A) I started out on the well trodden path in life and worked my way from school to college to University and came out of it all with a Masters in Mathematics. Instead of building a career and making lots of money, that’s the time when I stopped walking that path and decided to live life in a way that I wanted to live it. Someone once said, “I believe in you,” and I took those words to heart. I want to believe that nothing is impossible.

Q) If you were given a chance to go back to your life when you first started moving, what would you do differently?

A) I would have started creating earlier. Although I have created memories everywhere I have been, I want to make things that other people can appreciate. These range from words and videos on the internet right through to building schools and digging wells. Possibilities to create something wortwhile and share it with others are endless. That’s what I want from my future.
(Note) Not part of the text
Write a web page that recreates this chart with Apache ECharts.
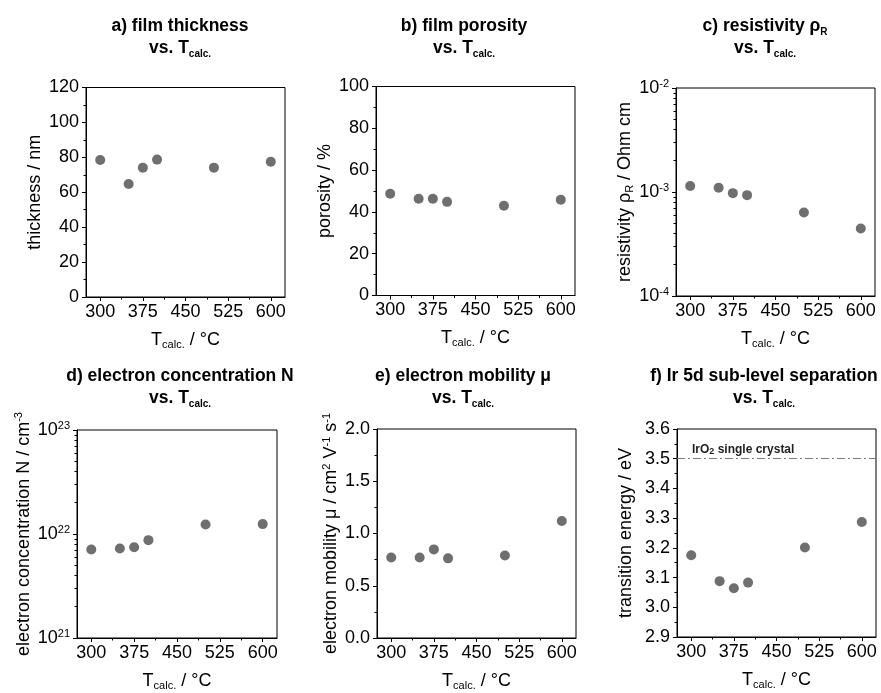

Q) Who is your role model and why?

A) It’s quite ridiculous but I always loved Robin Hood, Jack Sparrow, Max (from Where the Wild Things Are), and The Little Prince. They are a happy combination of daring adventurers with simple morals and aims who aren’t afraid to accept challenges and can adapt quickly to any situation. Plus pirates and moral theives look pretty damn cool while doing their thing. In the real world, I really enjoyed the story of Alastair Humphreys who cycled around the world without much money after he finshed university. I love real life adventurers who take on great challenges without the need for excessive amounts of money or training but instead, have a whole load of guts.

Q) What things do you not like to do?

A) Go on guided tours, read guide books, take photos of buildings that look better on postcards. Everrything typical toursits do. Many people love to do these things and that’s really great for them. Those things just aren’t for me. I like to walk the road less travelled.

Q) Tell us about a time when things didn’t go the way you wanted.

A) It happens every day! Nothing in life can go to plan and if it did, life would be terribly dull. A few years ago, I realised that putting all our eggs in one basket can lead to heartbreak. Instead, I found that we have to react to whatever situation we find ourseves in and adapt to alternative plans. Right now I am planning a large journey and due to visas, global conflicts, and unforseen events that happen everyday, I’m not yet sure which continent it will finish on.

Q) Finally, what’s your superpower or what’s your spirit animal? (How do you get the courage to travel the world?)

A) Superpower: Flight. I’d fly like a peregrine falcon so I could go anywhere and everywhere as slowly or quickly as I wanted. The journey is often more important that the destination.
Spirit Animal: Ideally a snow leopard. They are sleek, elegant, powerful, and all around, incredible creatures. Realistically it’s more likely to be a meerkat but that’s OK because I like them too.
Courage: Courage is not an absence of fear, but a decision that something else is more important than the fear itself. Howeverr scared I am of what I am doing, I know that the happiness I will experience will outweigh the fear. That’s why I travel and do what I do.

These are the six questions I asked him, and I hope you enjoyed reading it.